INSTRUCTION –
Filter the entries, keeping every line with the word "this".

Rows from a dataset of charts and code
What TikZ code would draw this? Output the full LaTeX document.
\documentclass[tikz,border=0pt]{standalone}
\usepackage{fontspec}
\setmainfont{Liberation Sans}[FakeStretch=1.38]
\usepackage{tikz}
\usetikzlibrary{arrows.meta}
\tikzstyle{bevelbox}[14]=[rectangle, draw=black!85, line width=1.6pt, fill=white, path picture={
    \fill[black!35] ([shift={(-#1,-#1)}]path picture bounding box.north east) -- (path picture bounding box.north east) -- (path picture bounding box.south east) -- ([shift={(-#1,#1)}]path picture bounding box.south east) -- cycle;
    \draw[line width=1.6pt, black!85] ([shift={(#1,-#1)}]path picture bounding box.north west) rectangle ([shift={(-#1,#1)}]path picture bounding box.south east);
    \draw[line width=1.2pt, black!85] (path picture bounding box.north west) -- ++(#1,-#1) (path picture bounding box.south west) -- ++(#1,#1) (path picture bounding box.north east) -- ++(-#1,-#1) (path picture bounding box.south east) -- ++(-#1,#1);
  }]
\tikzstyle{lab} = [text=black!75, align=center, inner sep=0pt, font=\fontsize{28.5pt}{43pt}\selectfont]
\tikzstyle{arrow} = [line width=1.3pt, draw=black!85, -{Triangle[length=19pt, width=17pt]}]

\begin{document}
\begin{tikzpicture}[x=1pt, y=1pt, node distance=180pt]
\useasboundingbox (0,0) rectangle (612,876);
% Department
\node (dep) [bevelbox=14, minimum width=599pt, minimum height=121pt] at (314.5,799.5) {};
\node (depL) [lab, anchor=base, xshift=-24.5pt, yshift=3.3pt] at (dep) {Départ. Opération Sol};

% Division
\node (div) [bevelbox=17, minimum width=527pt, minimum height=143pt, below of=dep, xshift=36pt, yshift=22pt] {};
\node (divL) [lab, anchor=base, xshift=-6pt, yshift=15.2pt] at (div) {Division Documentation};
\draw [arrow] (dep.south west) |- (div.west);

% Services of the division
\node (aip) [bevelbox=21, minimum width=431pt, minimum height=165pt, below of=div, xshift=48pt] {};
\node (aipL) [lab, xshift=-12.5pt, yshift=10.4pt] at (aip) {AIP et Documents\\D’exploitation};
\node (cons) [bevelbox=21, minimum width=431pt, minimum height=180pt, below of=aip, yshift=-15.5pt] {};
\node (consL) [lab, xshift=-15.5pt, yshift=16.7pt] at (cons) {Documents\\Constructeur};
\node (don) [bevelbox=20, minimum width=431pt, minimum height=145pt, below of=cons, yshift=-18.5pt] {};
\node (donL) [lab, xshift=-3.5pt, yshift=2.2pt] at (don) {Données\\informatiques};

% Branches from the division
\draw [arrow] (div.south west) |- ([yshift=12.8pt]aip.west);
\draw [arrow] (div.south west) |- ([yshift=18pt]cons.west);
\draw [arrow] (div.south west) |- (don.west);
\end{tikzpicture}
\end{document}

...

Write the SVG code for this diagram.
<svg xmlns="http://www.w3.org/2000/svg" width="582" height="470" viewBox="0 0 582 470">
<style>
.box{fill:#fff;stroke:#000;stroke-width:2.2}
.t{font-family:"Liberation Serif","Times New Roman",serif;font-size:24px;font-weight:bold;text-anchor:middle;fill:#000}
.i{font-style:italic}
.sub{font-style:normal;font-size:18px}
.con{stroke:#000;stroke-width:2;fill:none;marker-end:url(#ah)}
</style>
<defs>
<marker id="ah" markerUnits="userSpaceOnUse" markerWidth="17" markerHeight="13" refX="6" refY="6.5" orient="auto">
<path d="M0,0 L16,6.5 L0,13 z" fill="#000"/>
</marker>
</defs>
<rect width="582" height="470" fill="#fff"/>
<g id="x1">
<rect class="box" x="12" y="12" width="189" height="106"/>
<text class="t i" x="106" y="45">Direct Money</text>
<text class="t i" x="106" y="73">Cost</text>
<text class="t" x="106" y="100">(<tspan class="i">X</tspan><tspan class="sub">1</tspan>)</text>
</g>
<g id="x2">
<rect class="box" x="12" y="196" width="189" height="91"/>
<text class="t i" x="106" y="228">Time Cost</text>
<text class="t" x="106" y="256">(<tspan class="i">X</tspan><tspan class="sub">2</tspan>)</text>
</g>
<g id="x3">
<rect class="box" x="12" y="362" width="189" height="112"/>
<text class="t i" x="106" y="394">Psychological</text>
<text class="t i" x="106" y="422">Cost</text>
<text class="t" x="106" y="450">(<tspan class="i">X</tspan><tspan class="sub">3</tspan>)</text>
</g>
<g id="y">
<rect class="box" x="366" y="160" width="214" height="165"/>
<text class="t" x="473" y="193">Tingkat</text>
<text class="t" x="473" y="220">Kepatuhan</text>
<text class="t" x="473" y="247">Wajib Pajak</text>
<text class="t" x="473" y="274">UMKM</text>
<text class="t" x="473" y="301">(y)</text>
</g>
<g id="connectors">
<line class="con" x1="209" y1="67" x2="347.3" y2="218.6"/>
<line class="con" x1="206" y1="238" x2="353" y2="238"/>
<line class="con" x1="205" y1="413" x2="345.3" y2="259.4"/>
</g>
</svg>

--

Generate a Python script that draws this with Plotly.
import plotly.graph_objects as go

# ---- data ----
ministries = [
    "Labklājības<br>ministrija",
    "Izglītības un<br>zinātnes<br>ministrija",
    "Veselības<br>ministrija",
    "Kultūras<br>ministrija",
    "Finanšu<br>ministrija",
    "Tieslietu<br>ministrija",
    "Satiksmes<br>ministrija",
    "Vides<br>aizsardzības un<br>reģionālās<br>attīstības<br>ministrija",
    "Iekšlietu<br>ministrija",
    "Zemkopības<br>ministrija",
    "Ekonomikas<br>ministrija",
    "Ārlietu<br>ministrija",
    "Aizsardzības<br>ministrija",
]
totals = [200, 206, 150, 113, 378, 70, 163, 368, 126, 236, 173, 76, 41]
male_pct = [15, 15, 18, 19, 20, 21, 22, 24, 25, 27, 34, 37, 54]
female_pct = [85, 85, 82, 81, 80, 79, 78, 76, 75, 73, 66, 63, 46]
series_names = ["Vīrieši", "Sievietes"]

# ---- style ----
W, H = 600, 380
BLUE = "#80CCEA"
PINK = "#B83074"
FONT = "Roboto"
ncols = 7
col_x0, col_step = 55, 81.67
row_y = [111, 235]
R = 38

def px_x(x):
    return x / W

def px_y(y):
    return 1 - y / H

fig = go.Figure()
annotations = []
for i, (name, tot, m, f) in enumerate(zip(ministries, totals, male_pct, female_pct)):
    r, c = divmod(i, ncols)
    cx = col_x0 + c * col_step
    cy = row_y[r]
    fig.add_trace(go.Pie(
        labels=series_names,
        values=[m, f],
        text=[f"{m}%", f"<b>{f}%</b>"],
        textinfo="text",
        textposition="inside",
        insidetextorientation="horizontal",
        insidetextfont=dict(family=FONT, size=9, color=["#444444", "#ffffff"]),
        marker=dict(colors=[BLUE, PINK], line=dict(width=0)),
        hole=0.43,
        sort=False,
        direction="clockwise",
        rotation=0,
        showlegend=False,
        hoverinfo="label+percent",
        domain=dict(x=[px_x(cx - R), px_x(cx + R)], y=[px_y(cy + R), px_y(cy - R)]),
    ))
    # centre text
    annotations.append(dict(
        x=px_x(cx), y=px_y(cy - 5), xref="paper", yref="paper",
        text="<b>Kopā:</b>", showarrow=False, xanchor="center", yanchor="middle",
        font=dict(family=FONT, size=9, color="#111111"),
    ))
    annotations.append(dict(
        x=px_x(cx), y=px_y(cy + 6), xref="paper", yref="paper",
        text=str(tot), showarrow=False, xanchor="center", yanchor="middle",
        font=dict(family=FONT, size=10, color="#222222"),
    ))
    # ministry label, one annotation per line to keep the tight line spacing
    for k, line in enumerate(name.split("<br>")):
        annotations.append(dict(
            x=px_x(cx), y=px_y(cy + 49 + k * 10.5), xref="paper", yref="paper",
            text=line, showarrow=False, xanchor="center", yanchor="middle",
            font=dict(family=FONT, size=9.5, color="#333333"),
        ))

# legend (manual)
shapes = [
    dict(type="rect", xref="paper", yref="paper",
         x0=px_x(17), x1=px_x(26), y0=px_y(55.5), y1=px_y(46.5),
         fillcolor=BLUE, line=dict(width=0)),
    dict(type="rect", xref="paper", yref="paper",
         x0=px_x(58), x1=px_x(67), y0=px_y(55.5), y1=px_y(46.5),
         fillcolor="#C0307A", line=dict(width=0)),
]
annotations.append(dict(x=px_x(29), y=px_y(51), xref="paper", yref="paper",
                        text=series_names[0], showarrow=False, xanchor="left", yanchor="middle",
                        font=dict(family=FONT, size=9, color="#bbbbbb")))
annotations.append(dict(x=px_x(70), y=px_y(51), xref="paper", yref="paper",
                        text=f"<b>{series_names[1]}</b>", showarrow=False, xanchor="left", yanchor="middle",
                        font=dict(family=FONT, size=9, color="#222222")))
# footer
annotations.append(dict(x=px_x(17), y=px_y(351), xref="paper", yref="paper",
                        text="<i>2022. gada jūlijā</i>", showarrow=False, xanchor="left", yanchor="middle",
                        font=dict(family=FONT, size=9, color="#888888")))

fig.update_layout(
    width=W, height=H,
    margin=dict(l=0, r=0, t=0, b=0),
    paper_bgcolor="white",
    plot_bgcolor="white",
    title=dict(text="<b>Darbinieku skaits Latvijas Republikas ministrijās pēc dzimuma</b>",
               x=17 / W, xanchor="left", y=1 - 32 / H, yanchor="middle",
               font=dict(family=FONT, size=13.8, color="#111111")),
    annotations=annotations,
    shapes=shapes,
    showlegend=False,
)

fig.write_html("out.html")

TASK RESULT –
What TikZ code would draw this? Output the full LaTeX document.
Write the SVG code for this diagram.
Generate a Python script that draws this with Plotly.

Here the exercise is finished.